Output the data word for word, dropping every image.
___
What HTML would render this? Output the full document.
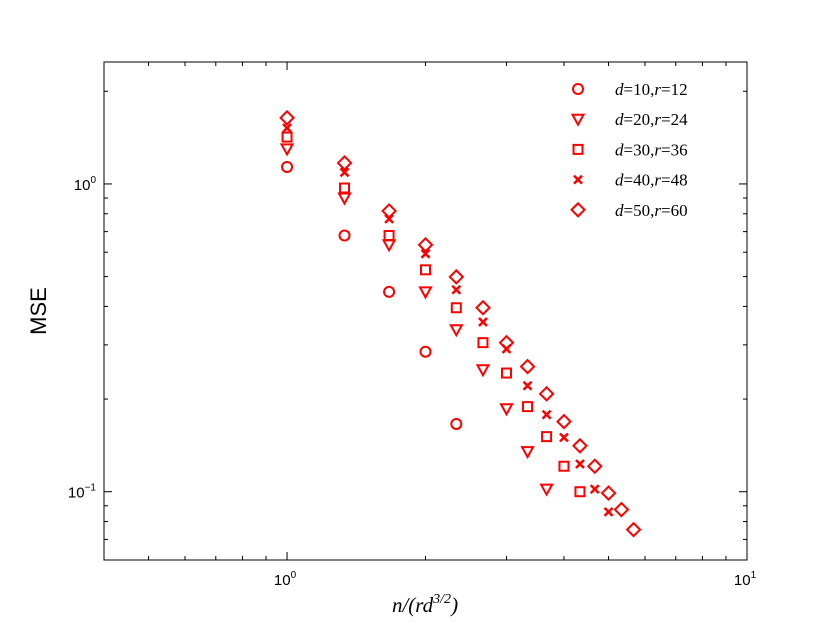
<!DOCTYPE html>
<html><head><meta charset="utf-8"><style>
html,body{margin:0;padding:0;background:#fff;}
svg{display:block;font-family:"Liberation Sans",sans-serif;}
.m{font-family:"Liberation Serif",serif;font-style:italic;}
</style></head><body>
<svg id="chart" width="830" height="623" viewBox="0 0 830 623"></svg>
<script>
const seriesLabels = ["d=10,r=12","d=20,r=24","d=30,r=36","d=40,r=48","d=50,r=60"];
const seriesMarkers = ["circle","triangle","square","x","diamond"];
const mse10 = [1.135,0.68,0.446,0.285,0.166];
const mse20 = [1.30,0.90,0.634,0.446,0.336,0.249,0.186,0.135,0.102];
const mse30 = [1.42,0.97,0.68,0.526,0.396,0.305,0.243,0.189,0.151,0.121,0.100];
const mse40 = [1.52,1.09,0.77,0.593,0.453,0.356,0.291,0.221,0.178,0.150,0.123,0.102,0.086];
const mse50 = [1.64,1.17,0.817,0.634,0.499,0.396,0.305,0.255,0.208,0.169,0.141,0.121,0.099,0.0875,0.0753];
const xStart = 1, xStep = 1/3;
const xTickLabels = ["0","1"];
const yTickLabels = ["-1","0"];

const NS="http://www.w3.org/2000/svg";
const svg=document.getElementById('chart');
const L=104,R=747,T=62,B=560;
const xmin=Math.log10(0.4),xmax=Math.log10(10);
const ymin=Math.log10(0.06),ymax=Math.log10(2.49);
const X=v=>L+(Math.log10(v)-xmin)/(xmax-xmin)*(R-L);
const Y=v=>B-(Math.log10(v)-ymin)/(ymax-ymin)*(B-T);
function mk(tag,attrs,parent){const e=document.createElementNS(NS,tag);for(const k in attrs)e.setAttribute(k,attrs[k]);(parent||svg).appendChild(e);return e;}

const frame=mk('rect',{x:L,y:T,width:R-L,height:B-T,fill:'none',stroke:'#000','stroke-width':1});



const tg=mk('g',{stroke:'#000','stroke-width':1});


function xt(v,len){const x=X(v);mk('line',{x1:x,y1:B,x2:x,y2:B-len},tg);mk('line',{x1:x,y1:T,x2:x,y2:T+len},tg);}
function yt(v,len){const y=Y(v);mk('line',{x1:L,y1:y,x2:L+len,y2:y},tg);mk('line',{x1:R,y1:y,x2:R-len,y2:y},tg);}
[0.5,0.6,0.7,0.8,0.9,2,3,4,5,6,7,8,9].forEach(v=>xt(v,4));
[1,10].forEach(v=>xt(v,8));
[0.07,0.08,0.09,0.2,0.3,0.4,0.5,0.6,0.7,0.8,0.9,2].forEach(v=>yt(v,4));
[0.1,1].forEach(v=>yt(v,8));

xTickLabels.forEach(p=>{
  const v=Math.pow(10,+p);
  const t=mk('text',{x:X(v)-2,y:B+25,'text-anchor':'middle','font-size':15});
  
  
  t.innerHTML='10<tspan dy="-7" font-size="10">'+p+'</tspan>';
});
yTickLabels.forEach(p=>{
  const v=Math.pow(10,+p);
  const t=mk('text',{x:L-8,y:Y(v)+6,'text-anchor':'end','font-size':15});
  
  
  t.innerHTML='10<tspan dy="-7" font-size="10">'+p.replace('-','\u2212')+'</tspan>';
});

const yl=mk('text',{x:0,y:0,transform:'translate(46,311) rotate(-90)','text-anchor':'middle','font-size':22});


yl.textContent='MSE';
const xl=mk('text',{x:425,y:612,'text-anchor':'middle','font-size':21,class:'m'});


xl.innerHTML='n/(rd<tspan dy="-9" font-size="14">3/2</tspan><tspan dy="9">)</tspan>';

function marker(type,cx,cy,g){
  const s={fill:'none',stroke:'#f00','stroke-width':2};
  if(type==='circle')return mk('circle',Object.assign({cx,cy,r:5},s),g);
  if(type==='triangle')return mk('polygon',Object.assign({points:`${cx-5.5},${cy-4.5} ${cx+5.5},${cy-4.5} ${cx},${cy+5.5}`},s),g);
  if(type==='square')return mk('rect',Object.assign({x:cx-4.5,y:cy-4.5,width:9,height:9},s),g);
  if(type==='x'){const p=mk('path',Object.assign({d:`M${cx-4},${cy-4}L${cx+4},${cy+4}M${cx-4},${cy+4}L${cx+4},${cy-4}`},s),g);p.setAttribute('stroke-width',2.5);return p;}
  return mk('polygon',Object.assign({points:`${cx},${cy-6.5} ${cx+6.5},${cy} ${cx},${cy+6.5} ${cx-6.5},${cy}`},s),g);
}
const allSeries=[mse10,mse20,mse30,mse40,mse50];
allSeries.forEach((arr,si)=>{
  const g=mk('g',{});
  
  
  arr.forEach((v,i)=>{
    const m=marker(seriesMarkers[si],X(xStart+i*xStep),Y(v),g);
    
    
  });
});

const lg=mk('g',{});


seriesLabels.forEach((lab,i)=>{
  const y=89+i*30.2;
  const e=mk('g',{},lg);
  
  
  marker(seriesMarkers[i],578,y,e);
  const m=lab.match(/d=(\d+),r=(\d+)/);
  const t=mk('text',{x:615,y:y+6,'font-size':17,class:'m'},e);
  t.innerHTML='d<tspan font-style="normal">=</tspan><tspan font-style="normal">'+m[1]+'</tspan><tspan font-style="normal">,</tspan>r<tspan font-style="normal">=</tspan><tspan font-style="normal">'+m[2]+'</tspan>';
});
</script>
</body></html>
___
→ **Written solution**:
What HTML would render this? Output the full document.
<!DOCTYPE html>
<html><head><meta charset="utf-8"><style>
html,body{margin:0;padding:0;background:#fff;}
svg{display:block;font-family:"Liberation Sans",sans-serif;}
.m{font-family:"Liberation Serif",serif;font-style:italic;}
</style></head><body>
<svg id="chart" width="830" height="623" viewBox="0 0 830 623"></svg>
<script>
const seriesLabels = ["d=10,r=12","d=20,r=24","d=30,r=36","d=40,r=48","d=50,r=60"];
const seriesMarkers = ["circle","triangle","square","x","diamond"];
const mse10 = [1.135,0.68,0.446,0.285,0.166];
const mse20 = [1.30,0.90,0.634,0.446,0.336,0.249,0.186,0.135,0.102];
const mse30 = [1.42,0.97,0.68,0.526,0.396,0.305,0.243,0.189,0.151,0.121,0.100];
const mse40 = [1.52,1.09,0.77,0.593,0.453,0.356,0.291,0.221,0.178,0.150,0.123,0.102,0.086];
const mse50 = [1.64,1.17,0.817,0.634,0.499,0.396,0.305,0.255,0.208,0.169,0.141,0.121,0.099,0.0875,0.0753];
const xStart = 1, xStep = 1/3;
const xTickLabels = ["0","1"];
const yTickLabels = ["-1","0"];

const NS="http://www.w3.org/2000/svg";
const svg=document.getElementById('chart');
const L=104,R=747,T=62,B=560;
const xmin=Math.log10(0.4),xmax=Math.log10(10);
const ymin=Math.log10(0.06),ymax=Math.log10(2.49);
const X=v=>L+(Math.log10(v)-xmin)/(xmax-xmin)*(R-L);
const Y=v=>B-(Math.log10(v)-ymin)/(ymax-ymin)*(B-T);
function mk(tag,attrs,parent){const e=document.createElementNS(NS,tag);for(const k in attrs)e.setAttribute(k,attrs[k]);(parent||svg).appendChild(e);return e;}

const frame=mk('rect',{x:L,y:T,width:R-L,height:B-T,fill:'none',stroke:'#000','stroke-width':1});



const tg=mk('g',{stroke:'#000','stroke-width':1});


function xt(v,len){const x=X(v);mk('line',{x1:x,y1:B,x2:x,y2:B-len},tg);mk('line',{x1:x,y1:T,x2:x,y2:T+len},tg);}
function yt(v,len){const y=Y(v);mk('line',{x1:L,y1:y,x2:L+len,y2:y},tg);mk('line',{x1:R,y1:y,x2:R-len,y2:y},tg);}
[0.5,0.6,0.7,0.8,0.9,2,3,4,5,6,7,8,9].forEach(v=>xt(v,4));
[1,10].forEach(v=>xt(v,8));
[0.07,0.08,0.09,0.2,0.3,0.4,0.5,0.6,0.7,0.8,0.9,2].forEach(v=>yt(v,4));
[0.1,1].forEach(v=>yt(v,8));

xTickLabels.forEach(p=>{
  const v=Math.pow(10,+p);
  const t=mk('text',{x:X(v)-2,y:B+25,'text-anchor':'middle','font-size':15});
  
  
  t.innerHTML='10<tspan dy="-7" font-size="10">'+p+'</tspan>';
});
yTickLabels.forEach(p=>{
  const v=Math.pow(10,+p);
  const t=mk('text',{x:L-8,y:Y(v)+6,'text-anchor':'end','font-size':15});
  
  
  t.innerHTML='10<tspan dy="-7" font-size="10">'+p.replace('-','\u2212')+'</tspan>';
});

const yl=mk('text',{x:0,y:0,transform:'translate(46,311) rotate(-90)','text-anchor':'middle','font-size':22});


yl.textContent='MSE';
const xl=mk('text',{x:425,y:612,'text-anchor':'middle','font-size':21,class:'m'});


xl.innerHTML='n/(rd<tspan dy="-9" font-size="14">3/2</tspan><tspan dy="9">)</tspan>';

function marker(type,cx,cy,g){
  const s={fill:'none',stroke:'#f00','stroke-width':2};
  if(type==='circle')return mk('circle',Object.assign({cx,cy,r:5},s),g);
  if(type==='triangle')return mk('polygon',Object.assign({points:`${cx-5.5},${cy-4.5} ${cx+5.5},${cy-4.5} ${cx},${cy+5.5}`},s),g);
  if(type==='square')return mk('rect',Object.assign({x:cx-4.5,y:cy-4.5,width:9,height:9},s),g);
  if(type==='x'){const p=mk('path',Object.assign({d:`M${cx-4},${cy-4}L${cx+4},${cy+4}M${cx-4},${cy+4}L${cx+4},${cy-4}`},s),g);p.setAttribute('stroke-width',2.5);return p;}
  return mk('polygon',Object.assign({points:`${cx},${cy-6.5} ${cx+6.5},${cy} ${cx},${cy+6.5} ${cx-6.5},${cy}`},s),g);
}
const allSeries=[mse10,mse20,mse30,mse40,mse50];
allSeries.forEach((arr,si)=>{
  const g=mk('g',{});
  
  
  arr.forEach((v,i)=>{
    const m=marker(seriesMarkers[si],X(xStart+i*xStep),Y(v),g);
    
    
  });
});

const lg=mk('g',{});


seriesLabels.forEach((lab,i)=>{
  const y=89+i*30.2;
  const e=mk('g',{},lg);
  
  
  marker(seriesMarkers[i],578,y,e);
  const m=lab.match(/d=(\d+),r=(\d+)/);
  const t=mk('text',{x:615,y:y+6,'font-size':17,class:'m'},e);
  t.innerHTML='d<tspan font-style="normal">=</tspan><tspan font-style="normal">'+m[1]+'</tspan><tspan font-style="normal">,</tspan>r<tspan font-style="normal">=</tspan><tspan font-style="normal">'+m[2]+'</tspan>';
});
</script>
</body></html>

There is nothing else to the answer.